For me to really cry at my father’s funeral without self-consciousness, I figure I gotta cry at least a couple of times, so on that day, it’ll be no big deal, just another emotion. So I want to thank you for coming out. Because this is not something I can do on my own. I just can’t stand in front of the mirror at home and will myself to cry. Maybe that’s something actors do. I don’t know, I’ve never been to acting school. But I do have this “actorly” intuition. My sense is, if I open myself to you, and you open yourself to me, then maybe together we can summon a spirit I haven’t felt since I was a kid. I have two kids, and they’re gonna be there at my father’s funeral. And when my kids see me being all friendly, shaking hands, making jokes, everyone else will be thinking, “Oh look at the good son, putting on such a brave front,” but my kids will be thinking, Daddy really is a sociopath, superficially charming, but fundamentally lacking true empathy. Can’t even cry at his own father’s funeral.
So for me this capacity to cry isn’t just a trivial matter, because I think the tenderness of our hearts is directly related to our capacity to feel joy. I mean, if there are no valleys within, can there really be mountain peaks? Maybe my interior is just a well-groomed golf course with slight undulations.
So tonight, we are going to explore geologically unstable territory. Together you and I will do a little jig over some fault lines and see what happens.

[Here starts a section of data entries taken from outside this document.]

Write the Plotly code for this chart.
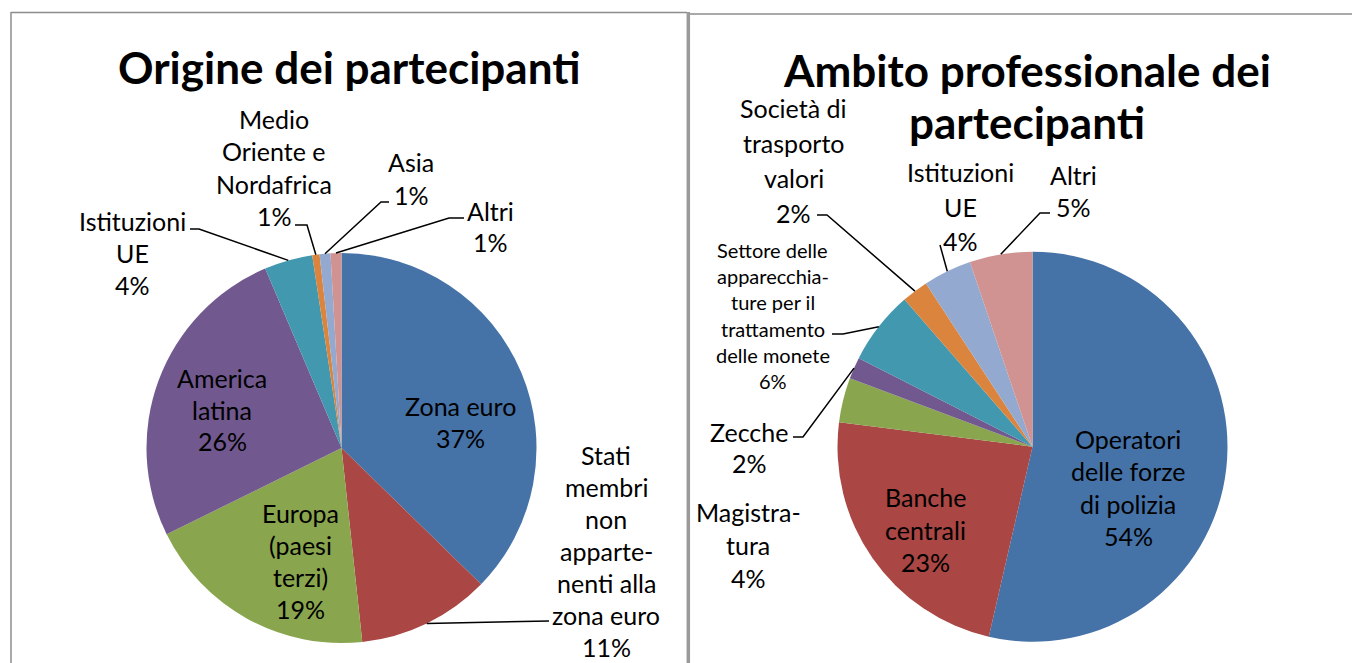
import math
import plotly.graph_objects as go

# ---------------- data ----------------
origin_labels = ["Zona euro", "Stati\nmembri\nnon\napparte-\nnenti alla\nzona euro",
                 "Europa\n(paesi\nterzi)", "America\nlatina", "Istituzioni\nUE",
                 "Medio\nOriente e\nNordafrica", "Asia", "Altri"]
origin_values = [37.3, 11.0, 19.4, 25.9, 4.0, 0.6, 0.9, 0.9]

prof_labels = ["Operatori\ndelle forze\ndi polizia", "Banche\ncentrali", "Magistra-\ntura",
               "Zecche", "Settore delle\napparecchia-\nture per il\ntrattamento\ndelle monete",
               "Società di\ntrasporto\nvalori", "Istituzioni\nUE", "Altri"]
prof_values = [53.6, 23.4, 3.7, 1.8, 6.1, 2.2, 4.0, 5.2]

colors = ["#4572A7", "#AA4643", "#89A54E", "#71588F", "#4198AF", "#DB843D", "#93A9CF", "#D19392"]

title_left = "Origine dei partecipanti"
title_right = ["Ambito professionale dei", "partecipanti"]

# ---------------- layout constants (pixels) ----------------
W, H = 1352, 663
FONT = "Lato, 'Noto Sans', sans-serif"
LF = 25      # label font size
SF = 20      # small label font size
TF = 44      # title font size

def px(x, y):
    return x / W, 1 - y / H

pies = [
    dict(labels=origin_labels, values=origin_values, cx=341.5, cy=448.0, r=195.0,
         # label block: center x, first-line y, line spacing, font size
         text=[(460, 406, 31.5, LF), (606, 455, 32, LF), (300, 513, 32, LF), (222, 378, 31.5, LF),
               (132, 221, 32, LF), (274, 119, 32.3, LF), (411, 162, 33, LF), (490, 211, 31, LF)],
         # leader lines: elbow points (from label) -> ends at slice edge; None = no leader
         leaders=[None, [(549, 621)], None, None, [(190, 229), (199, 229)],
                  [(295, 225), (307, 225)], [(389, 202), (381, 202)], [(464, 218), (449, 218)]]),
    dict(labels=prof_labels, values=prof_values, cx=1032.5, cy=446.7, r=195.0,
         text=[(1128, 439, 32.3, LF), (925, 497, 32.5, LF), (748, 512, 33, LF), (749, 432, 31, LF),
               (773, 250, 26.2, SF), (794, 108, 35, LF), (960, 172, 34.5, LF), (1073, 175, 32, LF)],
         leaders=[None, None, None, [(793, 437), (803, 437)], [(832, 334), (843, 334)],
                  [(817, 215), (827, 215)], [(940, 245)], [(1050, 213), (1040, 213)]]),
]

fig = go.Figure()
annotations = []
shapes = []

for p in pies:
    x0, y0 = px(p["cx"] - p["r"], p["cy"] + p["r"])
    x1, y1 = px(p["cx"] + p["r"], p["cy"] - p["r"])
    fig.add_trace(go.Pie(
        labels=[l.replace("\n", " ") for l in p["labels"]], values=p["values"],
        sort=False, direction="clockwise", rotation=0,
        marker=dict(colors=colors, line=dict(width=0)),
        textinfo="none", hoverinfo="label+percent", showlegend=False,
        domain=dict(x=[x0, x1], y=[y0, y1]),
    ))
    total = sum(p["values"])
    cum = 0.0
    for i, (lab, v) in enumerate(zip(p["labels"], p["values"])):
        pct = v / total * 100
        mid = (cum + v / 2) / total
        cum += v
        lines = lab.split("\n") + ["%d%%" % round(pct)]
        tx, ty, sp, fs = p["text"][i]
        for k, line in enumerate(lines):
            ax, ay = px(tx, ty + k * sp)
            annotations.append(dict(x=ax, y=ay, xref="paper", yref="paper", text=line,
                                    showarrow=False, xanchor="center", yanchor="middle",
                                    font=dict(family=FONT, size=fs, color="#000000")))
        if p["leaders"][i]:
            ang = 2 * math.pi * mid
            ex = p["cx"] + p["r"] * math.sin(ang)
            ey = p["cy"] - p["r"] * math.cos(ang)
            pts = p["leaders"][i] + [(ex, ey)]
            path = "M " + " L ".join("%.5f,%.5f" % px(a, b) for a, b in pts)
            shapes.append(dict(type="path", path=path, xref="paper", yref="paper",
                               line=dict(color="#000000", width=1.5)))

# titles
tx, ty = px(349, 67)
annotations.append(dict(x=tx, y=ty, xref="paper", yref="paper", text="<b>%s</b>" % title_left,
                        showarrow=False, xanchor="center", yanchor="middle",
                        font=dict(family=FONT, size=TF, color="#000000")))
for k, t in enumerate(title_right):
    tx, ty = px(1027, 70 + k * 52)
    annotations.append(dict(x=tx, y=ty, xref="paper", yref="paper", text="<b>%s</b>" % t,
                            showarrow=False, xanchor="center", yanchor="middle",
                            font=dict(family=FONT, size=TF, color="#000000")))

# panel borders
def seg(a, b, c, d, color, w):
    x0, y0 = px(a, b)
    x1, y1 = px(c, d)
    shapes.append(dict(type="line", x0=x0, y0=y0, x1=x1, y1=y1, xref="paper", yref="paper",
                       line=dict(color=color, width=w)))

seg(11, 12.5, 687, 12.5, "#8c8c8c", 1.5)
seg(11, 12, 11, 663, "#8c8c8c", 1.5)
seg(688.3, 12, 688.3, 663, "#9a9a9a", 3.5)
seg(690, 14, 1352, 14, "#8c8c8c", 1.5)

fig.update_layout(
    width=W, height=H, margin=dict(l=0, r=0, t=0, b=0),
    paper_bgcolor="#ffffff", plot_bgcolor="#ffffff",
    annotations=annotations, shapes=shapes,
)

fig.write_html("out.html", config={"displayModeBar": False},
               post_script="document.body.style.margin='0px';document.body.style.overflow='hidden';")
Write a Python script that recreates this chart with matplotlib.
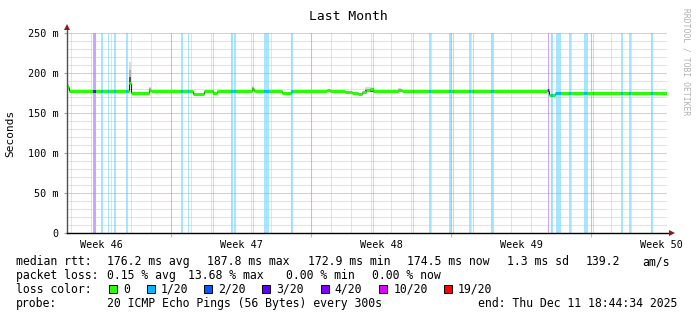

The lights shift, and in shadow, TETSURO pulls AKIRA’s glasses out of the inner breast pocket of his black suit and puts them on. The lights come up, and he bows slightly.
AKIRA: (with a Japanese accent) My name is Shigematsu Akira. Please do not call me Akira. You may refer to me as Mr. Shigematsu. I take it some of you have paid money to listen to my long-haired son tell you stories. Please keep in mind they are just that. Stories. My son enjoys telling stories. Whenever someone asks me about my youngest child, I tell them: “My son makes fun of my accent for a living.”
TETSURO: (removing glasses to indicate he now plays himself) Oh come on, Dad, do you really think this is a living? This is theatre! I took the bus here.
AKIRA: Need I say more? Imagine if you will, someone who thinks they know you so-o-o well, but in reality they do not understand you at all. Now imagine such a person has the temerity to perform a one-man
show about you. Imagine what kind of purgatory that might be. Irasshaimase! Welcome to my world.
TETSURO places the glasses on the small table so that they face the audience. He produces a pair of yellow ear protectors from the leather briefcase.
TETSURO: Exhibit A. These are the ear protectors my father, Akira Shigematsu, used at work.
He shows the ear protectors to members of the audience in the front row.
TETSURO: He was not a construction worker. He did not operate a jackhammer. By the time he acquired these, he was on the verge of retirement, pushing a mail cart through the hallways of CBC Montreal. It was the last stop on a storied career as a public radio broadcaster. And these ear protectors were his attempt at social signaling.
TETSURO puts on the ear protectors.
AKIRA: Don’t talk to me. Stay away. I bite.